STATED GOAL |
Copy the data exactly as it appears, and do not include any pictures.

______

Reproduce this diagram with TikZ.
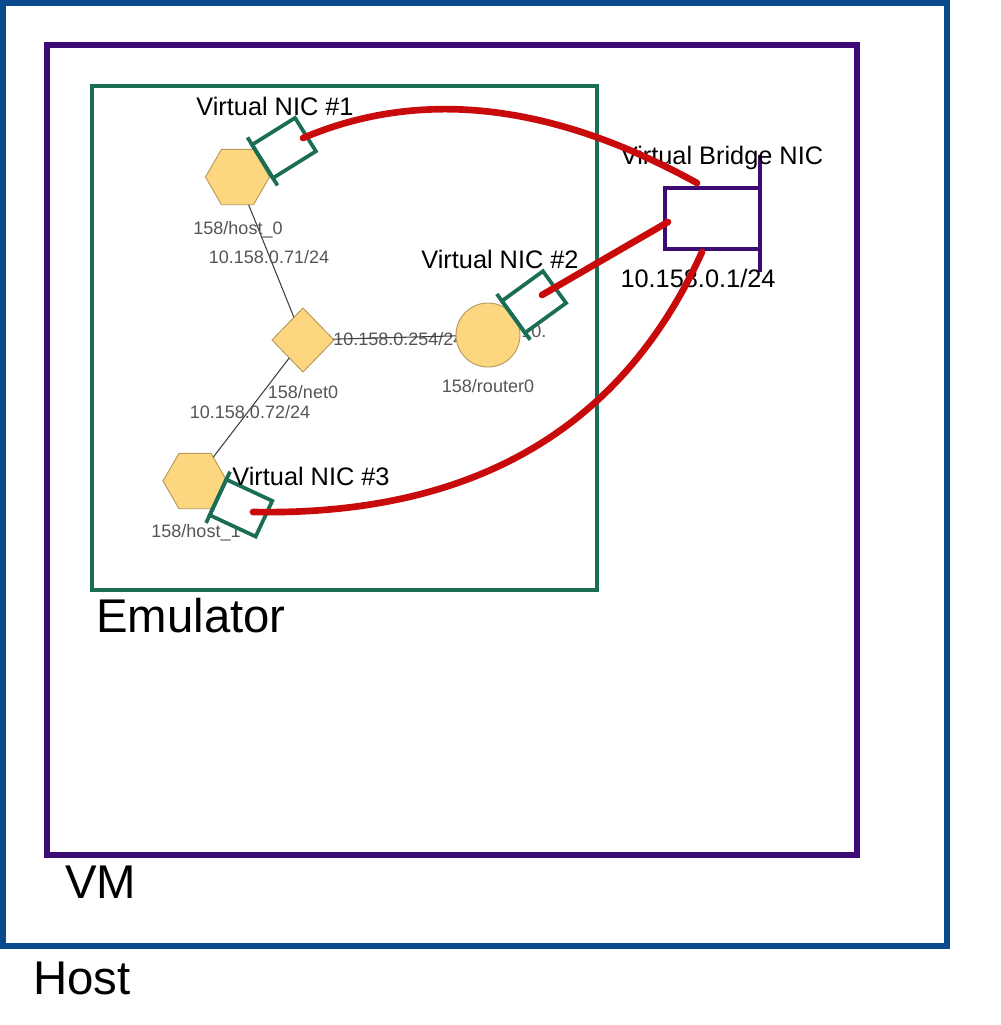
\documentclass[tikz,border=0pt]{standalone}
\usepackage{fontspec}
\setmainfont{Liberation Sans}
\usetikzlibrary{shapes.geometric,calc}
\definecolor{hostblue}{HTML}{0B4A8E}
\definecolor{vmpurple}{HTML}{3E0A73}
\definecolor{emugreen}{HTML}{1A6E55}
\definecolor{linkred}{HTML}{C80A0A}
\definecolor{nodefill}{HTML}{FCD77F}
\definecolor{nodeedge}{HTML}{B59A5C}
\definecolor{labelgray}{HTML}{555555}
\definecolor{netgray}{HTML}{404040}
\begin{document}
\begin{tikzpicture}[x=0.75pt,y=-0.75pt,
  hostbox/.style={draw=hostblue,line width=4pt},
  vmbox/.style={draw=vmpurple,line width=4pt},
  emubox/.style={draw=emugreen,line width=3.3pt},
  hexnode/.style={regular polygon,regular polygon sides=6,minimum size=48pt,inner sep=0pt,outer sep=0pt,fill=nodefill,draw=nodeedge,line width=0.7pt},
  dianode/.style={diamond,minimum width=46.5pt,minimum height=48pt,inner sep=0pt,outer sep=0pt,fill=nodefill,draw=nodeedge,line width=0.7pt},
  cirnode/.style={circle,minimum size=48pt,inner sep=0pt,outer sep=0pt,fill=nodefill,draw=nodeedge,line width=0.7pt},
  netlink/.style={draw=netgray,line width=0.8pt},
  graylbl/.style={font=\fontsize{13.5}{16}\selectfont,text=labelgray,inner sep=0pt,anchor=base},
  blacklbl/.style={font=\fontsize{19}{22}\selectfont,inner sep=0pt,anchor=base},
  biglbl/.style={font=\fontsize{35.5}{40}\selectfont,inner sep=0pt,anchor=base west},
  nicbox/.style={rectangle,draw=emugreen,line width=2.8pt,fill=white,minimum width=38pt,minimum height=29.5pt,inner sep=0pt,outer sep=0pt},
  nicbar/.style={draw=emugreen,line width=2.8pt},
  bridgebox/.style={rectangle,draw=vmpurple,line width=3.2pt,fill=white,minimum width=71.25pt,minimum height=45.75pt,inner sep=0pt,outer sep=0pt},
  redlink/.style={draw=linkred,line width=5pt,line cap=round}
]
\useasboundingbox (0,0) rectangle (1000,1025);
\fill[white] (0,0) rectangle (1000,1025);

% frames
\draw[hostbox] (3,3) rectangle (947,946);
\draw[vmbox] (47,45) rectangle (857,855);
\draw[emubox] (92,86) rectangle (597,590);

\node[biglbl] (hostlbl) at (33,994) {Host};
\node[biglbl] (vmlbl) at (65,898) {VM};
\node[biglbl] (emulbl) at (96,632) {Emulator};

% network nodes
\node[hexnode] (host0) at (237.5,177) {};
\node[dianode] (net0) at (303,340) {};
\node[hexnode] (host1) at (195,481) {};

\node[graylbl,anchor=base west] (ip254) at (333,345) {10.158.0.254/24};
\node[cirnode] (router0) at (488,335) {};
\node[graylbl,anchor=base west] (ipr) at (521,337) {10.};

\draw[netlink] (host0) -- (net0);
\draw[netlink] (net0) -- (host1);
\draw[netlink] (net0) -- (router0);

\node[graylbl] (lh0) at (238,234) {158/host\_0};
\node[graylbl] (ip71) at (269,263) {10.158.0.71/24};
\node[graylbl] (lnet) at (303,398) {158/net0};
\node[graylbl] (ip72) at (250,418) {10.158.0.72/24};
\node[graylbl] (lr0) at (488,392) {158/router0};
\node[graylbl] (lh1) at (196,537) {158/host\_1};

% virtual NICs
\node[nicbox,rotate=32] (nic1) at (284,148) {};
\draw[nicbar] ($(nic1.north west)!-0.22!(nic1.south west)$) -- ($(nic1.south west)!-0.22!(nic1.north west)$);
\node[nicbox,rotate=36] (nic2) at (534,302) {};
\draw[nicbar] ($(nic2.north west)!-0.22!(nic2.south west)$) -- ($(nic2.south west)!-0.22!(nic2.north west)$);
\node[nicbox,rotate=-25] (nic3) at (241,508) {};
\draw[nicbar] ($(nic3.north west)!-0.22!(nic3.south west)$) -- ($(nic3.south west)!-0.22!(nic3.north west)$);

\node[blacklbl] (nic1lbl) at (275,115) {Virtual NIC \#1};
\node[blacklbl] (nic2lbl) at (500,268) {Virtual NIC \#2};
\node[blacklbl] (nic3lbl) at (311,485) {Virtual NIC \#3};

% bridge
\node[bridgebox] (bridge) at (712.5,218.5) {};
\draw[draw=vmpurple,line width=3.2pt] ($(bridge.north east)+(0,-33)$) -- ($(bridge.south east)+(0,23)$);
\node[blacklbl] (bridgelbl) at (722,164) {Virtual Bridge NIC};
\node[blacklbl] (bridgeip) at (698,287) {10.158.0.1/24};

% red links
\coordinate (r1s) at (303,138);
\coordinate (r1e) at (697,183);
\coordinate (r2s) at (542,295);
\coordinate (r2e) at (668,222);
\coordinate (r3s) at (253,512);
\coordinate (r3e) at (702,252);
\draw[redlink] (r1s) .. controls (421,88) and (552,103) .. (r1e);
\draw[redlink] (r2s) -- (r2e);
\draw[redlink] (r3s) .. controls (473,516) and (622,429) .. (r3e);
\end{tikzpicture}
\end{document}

______

COMPLETE ANSWER |
Reproduce this diagram with TikZ.
\documentclass[tikz,border=0pt]{standalone}
\usepackage{fontspec}
\setmainfont{Liberation Sans}
\usetikzlibrary{shapes.geometric,calc}
\definecolor{hostblue}{HTML}{0B4A8E}
\definecolor{vmpurple}{HTML}{3E0A73}
\definecolor{emugreen}{HTML}{1A6E55}
\definecolor{linkred}{HTML}{C80A0A}
\definecolor{nodefill}{HTML}{FCD77F}
\definecolor{nodeedge}{HTML}{B59A5C}
\definecolor{labelgray}{HTML}{555555}
\definecolor{netgray}{HTML}{404040}
\begin{document}
\begin{tikzpicture}[x=0.75pt,y=-0.75pt,
  hostbox/.style={draw=hostblue,line width=4pt},
  vmbox/.style={draw=vmpurple,line width=4pt},
  emubox/.style={draw=emugreen,line width=3.3pt},
  hexnode/.style={regular polygon,regular polygon sides=6,minimum size=48pt,inner sep=0pt,outer sep=0pt,fill=nodefill,draw=nodeedge,line width=0.7pt},
  dianode/.style={diamond,minimum width=46.5pt,minimum height=48pt,inner sep=0pt,outer sep=0pt,fill=nodefill,draw=nodeedge,line width=0.7pt},
  cirnode/.style={circle,minimum size=48pt,inner sep=0pt,outer sep=0pt,fill=nodefill,draw=nodeedge,line width=0.7pt},
  netlink/.style={draw=netgray,line width=0.8pt},
  graylbl/.style={font=\fontsize{13.5}{16}\selectfont,text=labelgray,inner sep=0pt,anchor=base},
  blacklbl/.style={font=\fontsize{19}{22}\selectfont,inner sep=0pt,anchor=base},
  biglbl/.style={font=\fontsize{35.5}{40}\selectfont,inner sep=0pt,anchor=base west},
  nicbox/.style={rectangle,draw=emugreen,line width=2.8pt,fill=white,minimum width=38pt,minimum height=29.5pt,inner sep=0pt,outer sep=0pt},
  nicbar/.style={draw=emugreen,line width=2.8pt},
  bridgebox/.style={rectangle,draw=vmpurple,line width=3.2pt,fill=white,minimum width=71.25pt,minimum height=45.75pt,inner sep=0pt,outer sep=0pt},
  redlink/.style={draw=linkred,line width=5pt,line cap=round}
]
\useasboundingbox (0,0) rectangle (1000,1025);
\fill[white] (0,0) rectangle (1000,1025);

% frames
\draw[hostbox] (3,3) rectangle (947,946);
\draw[vmbox] (47,45) rectangle (857,855);
\draw[emubox] (92,86) rectangle (597,590);

\node[biglbl] (hostlbl) at (33,994) {Host};
\node[biglbl] (vmlbl) at (65,898) {VM};
\node[biglbl] (emulbl) at (96,632) {Emulator};

% network nodes
\node[hexnode] (host0) at (237.5,177) {};
\node[dianode] (net0) at (303,340) {};
\node[hexnode] (host1) at (195,481) {};

\node[graylbl,anchor=base west] (ip254) at (333,345) {10.158.0.254/24};
\node[cirnode] (router0) at (488,335) {};
\node[graylbl,anchor=base west] (ipr) at (521,337) {10.};

\draw[netlink] (host0) -- (net0);
\draw[netlink] (net0) -- (host1);
\draw[netlink] (net0) -- (router0);

\node[graylbl] (lh0) at (238,234) {158/host\_0};
\node[graylbl] (ip71) at (269,263) {10.158.0.71/24};
\node[graylbl] (lnet) at (303,398) {158/net0};
\node[graylbl] (ip72) at (250,418) {10.158.0.72/24};
\node[graylbl] (lr0) at (488,392) {158/router0};
\node[graylbl] (lh1) at (196,537) {158/host\_1};

% virtual NICs
\node[nicbox,rotate=32] (nic1) at (284,148) {};
\draw[nicbar] ($(nic1.north west)!-0.22!(nic1.south west)$) -- ($(nic1.south west)!-0.22!(nic1.north west)$);
\node[nicbox,rotate=36] (nic2) at (534,302) {};
\draw[nicbar] ($(nic2.north west)!-0.22!(nic2.south west)$) -- ($(nic2.south west)!-0.22!(nic2.north west)$);
\node[nicbox,rotate=-25] (nic3) at (241,508) {};
\draw[nicbar] ($(nic3.north west)!-0.22!(nic3.south west)$) -- ($(nic3.south west)!-0.22!(nic3.north west)$);

\node[blacklbl] (nic1lbl) at (275,115) {Virtual NIC \#1};
\node[blacklbl] (nic2lbl) at (500,268) {Virtual NIC \#2};
\node[blacklbl] (nic3lbl) at (311,485) {Virtual NIC \#3};

% bridge
\node[bridgebox] (bridge) at (712.5,218.5) {};
\draw[draw=vmpurple,line width=3.2pt] ($(bridge.north east)+(0,-33)$) -- ($(bridge.south east)+(0,23)$);
\node[blacklbl] (bridgelbl) at (722,164) {Virtual Bridge NIC};
\node[blacklbl] (bridgeip) at (698,287) {10.158.0.1/24};

% red links
\coordinate (r1s) at (303,138);
\coordinate (r1e) at (697,183);
\coordinate (r2s) at (542,295);
\coordinate (r2e) at (668,222);
\coordinate (r3s) at (253,512);
\coordinate (r3e) at (702,252);
\draw[redlink] (r1s) .. controls (421,88) and (552,103) .. (r1e);
\draw[redlink] (r2s) -- (r2e);
\draw[redlink] (r3s) .. controls (473,516) and (622,429) .. (r3e);
\end{tikzpicture}
\end{document}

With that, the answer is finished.